Temperature screening was implemented in schools, workplaces and medical institutions, as well as at border checkpoints. Primary and secondary schools, junior colleges and centralised institutes were shut from late March to mid-April. Home quarantine orders were issued to hundreds.
A dedicated Sars channel was set up to broadcast news and information relating to the disease. It ran from May 21 to July 9, when all countries were taken off the World Health Organisation's (WHO) Sars list.
The outbreak ultimately infected 238 people here and killed 33, including healthcare workers.
H1N1 PANDEMIC (2009)
In response to reports of a global outbreak of the Influenza A (H1N1) virus in April 2009, MOH implemented several precautionary measures. These included contact tracing, home quarantine orders, travel and public health advisories, treatment and vaccination.
Temperature screening at schools, stringent border checks and the screening of visitors to hospitals for flu-like symptoms also took place. The Government ordered a million doses of H1N1 vaccine.
Singapore reported its first case in late May and the first of over 20 H1N1-related deaths here occurred in mid-July, but the virus ultimately proved to be milder than initially feared.
MERS CORONAVIRUS (2015)
An outbreak of the Middle East respiratory syndrome (Mers) was reported in South Korea in 2015. It was first reported in Saudi Arabia in 2012.
In response, passengers arriving at Changi Airport from the Middle East and South Korea had their temperatures taken.

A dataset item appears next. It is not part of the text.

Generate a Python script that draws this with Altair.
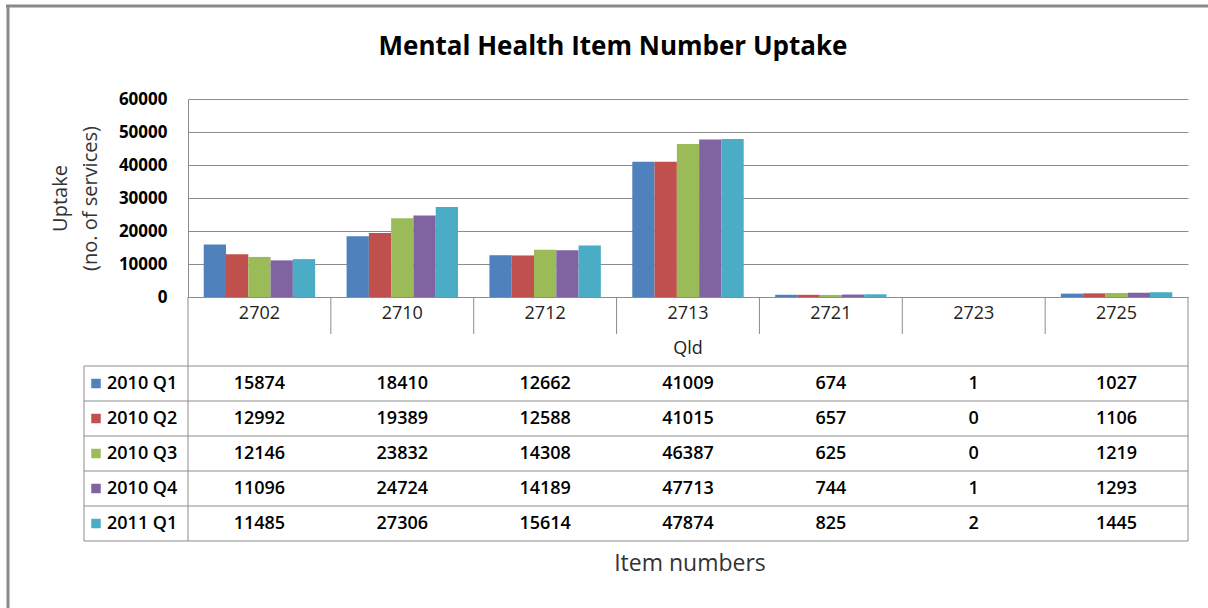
import altair as alt
import pandas as pd

# Quarterly service counts per MBS mental health item (Queensland)
items = ["2702", "2710", "2712", "2713", "2721", "2723", "2725"]
series = ["2010 Q1", "2010 Q2", "2010 Q3", "2010 Q4", "2011 Q1"]
q1_2010 = [15874, 18410, 12662, 41009, 674, 1, 1027]
q2_2010 = [12992, 19389, 12588, 41015, 657, 0, 1106]
q3_2010 = [12146, 23832, 14308, 46387, 625, 0, 1219]
q4_2010 = [11096, 24724, 14189, 47713, 744, 1, 1293]
q1_2011 = [11485, 27306, 15614, 47874, 825, 2, 1445]
y_ticks = [0, 10000, 20000, 30000, 40000, 50000, 60000]
colors = ["#4F81BD", "#C0504D", "#9BBB59", "#8064A2", "#4BACC6"]

series_values = [q1_2010, q2_2010, q3_2010, q4_2010, q1_2011]
df = pd.DataFrame(
    [
        {"item": it, "series": s, "uptake": v}
        for s, vals in zip(series, series_values)
        for it, v in zip(items, vals)
    ]
)

# Layout (pixels, relative to the plot area's top-left corner)
W = 1000
PLOT_H = 198
CAT_SEP_END = 235
ROWS_TOP = 267
ROW_H = 35
H = ROWS_TOP + ROW_H * len(series)
LEGEND_LEFT = -104
GRID = "#8c8c8c"
FONT = "Open Sans"

x_band = alt.X(
    "item:N",
    sort=items,
    scale=alt.Scale(domain=items, paddingInner=0.22, paddingOuter=0.11),
    axis=None,
)
row_band = alt.Y(
    "series:N",
    sort=series,
    scale=alt.Scale(domain=series, range=[ROWS_TOP, H], paddingInner=0, paddingOuter=0),
    axis=None,
)
color_enc = alt.Color("series:N", scale=alt.Scale(domain=series, range=colors), legend=None)

bars = alt.Chart(df).mark_bar().encode(
    x=x_band,
    xOffset=alt.XOffset(
        "series:N", sort=series, scale=alt.Scale(domain=series, paddingInner=0, paddingOuter=0)
    ),
    y=alt.Y(
        "uptake:Q",
        scale=alt.Scale(domain=[0, 60000], range=[PLOT_H, 0], nice=False),
        axis=alt.Axis(
            values=y_ticks,
            format="d",
            title=["Uptake", "(no. of services)"],
            titleAngle=-90,
            titleX=-138,
            titleY=PLOT_H / 2,
            titleAlign="center",
            titleBaseline="top",
            titleFontSize=20,
            titleFontWeight="normal",
            titleLineHeight=30,
            titleColor="#333333",
            labelFontSize=17,
            labelFontWeight="bold",
            labelColor="#000000",
            labelPadding=21,
            ticks=False,
            domain=True,
            domainColor=GRID,
            grid=True,
            gridColor=GRID,
        ),
    ),
    color=color_enc,
)

# Table grid lines
step = W / len(items)
lines = []
for i in range(len(series) + 1):
    y = ROWS_TOP + ROW_H * i
    lines.append({"x": LEGEND_LEFT, "x2": W, "y": y, "y2": y})
lines.append({"x": 0, "x2": 0, "y": PLOT_H, "y2": H})
lines.append({"x": W, "x2": W, "y": PLOT_H, "y2": H})
lines.append({"x": LEGEND_LEFT, "x2": LEGEND_LEFT, "y": ROWS_TOP, "y2": H})
for k in range(1, len(items)):
    lines.append({"x": step * k, "x2": step * k, "y": PLOT_H, "y2": CAT_SEP_END})
table_lines = alt.Chart(pd.DataFrame(lines)).mark_rule(color=GRID, strokeWidth=1).encode(
    x=alt.X("x:Q", scale=None),
    x2="x2:Q",
    y=alt.Y("y:Q", scale=None),
    y2="y2:Q",
)

# Outer frame (left and top edges)
frame = pd.DataFrame(
    [
        {"x": -180, "x2": -180, "y": -93, "y2": 520},
        {"x": -182, "x2": 1030, "y": -93, "y2": -93},
    ]
)
frame_lines = alt.Chart(frame).mark_rule(color="#8a8a8a", strokeWidth=3).encode(
    x=alt.X("x:Q", scale=None),
    x2="x2:Q",
    y=alt.Y("y:Q", scale=None),
    y2="y2:Q",
)

cat_labels = alt.Chart(pd.DataFrame({"item": items})).mark_text(
    fontSize=18, color="#222222", baseline="middle"
).encode(x=x_band, y=alt.value(215), text="item:N")

region_label = alt.Chart(pd.DataFrame({"t": ["Qld"]})).mark_text(
    fontSize=18, color="#222222", baseline="middle"
).encode(x=alt.value(W / 2), y=alt.value(250), text="t:N")

cell_text = alt.Chart(df).mark_text(
    fontSize=18, fontWeight=600, color="#000000", baseline="middle"
).encode(x=x_band, y=row_band, text="uptake:Q")

legend_keys = alt.Chart(pd.DataFrame({"series": series})).mark_square(
    size=90, opacity=1
).encode(x=alt.value(LEGEND_LEFT + 12), y=row_band, color=color_enc)

legend_text = alt.Chart(pd.DataFrame({"series": series})).mark_text(
    fontSize=18, fontWeight=600, color="#000000", align="left", baseline="middle"
).encode(x=alt.value(LEGEND_LEFT + 23), y=row_band, text="series:N")

chart_title = alt.Chart(pd.DataFrame({"t": ["Mental Health Item Number Uptake"]})).mark_text(
    fontSize=26, fontWeight="bold", color="#000000", baseline="middle"
).encode(x=alt.value(425), y=alt.value(-52), text="t:N")

x_title = alt.Chart(pd.DataFrame({"t": ["Item numbers"]})).mark_text(
    fontSize=23, color="#333333", baseline="middle"
).encode(x=alt.value(502), y=alt.value(465), text="t:N")

chart = (
    alt.layer(
        table_lines,
        bars,
        cat_labels,
        region_label,
        cell_text,
        legend_keys,
        legend_text,
        frame_lines,
        chart_title,
        x_title,
    )
    .resolve_scale(x="independent", y="independent", color="shared")
    .properties(
        width=W,
        height=H,
        autosize=alt.AutoSizeParams(type="none"),
        padding={"left": 188, "top": 99, "right": 20, "bottom": 608 - 99 - H},
        background="white",
    )
    .configure_view(stroke=None)
    .configure_text(font=FONT)
    .configure_axis(labelFont=FONT, titleFont=FONT)
)

chart.save("out.html", embed_options={"renderer": "svg", "actions": False})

Hospitals began testing patients with respiratory symptoms who had been to the affected countries. MOH also issued health advisories for travellers arriving from or going to Mers-affected countries.
In 2015, Health Minister Gan Kim Yong revealed that 62 suspected cases were investigated but all tested negative for the virus.
MOH confirmed the localised community spread of the Zika virus, which is transmitted primarily by the Aedes mosquito, on Aug 28, 2016. By the end of the year, there were over 450 confirmed cases.
The virus causes relatively mild or even no symptoms but can be passed from a pregnant woman to her foetus, causing microcephaly and other birth defects.
Singapore's response was praised by the WHO.
Scientists from the Agency for Science, Technology and Research (A*Star) invented a cheap test kit that can check for the dengue, chikungunya and Zika viruses in just two hours. The National Public Health Laboratory and A*Star also sequenced the genome of the Zika virus.
Several MPs distributed mosquito repellent and information posters to residents. Government agencies, grassroots leaders and volunteer groups also started educational campaigns.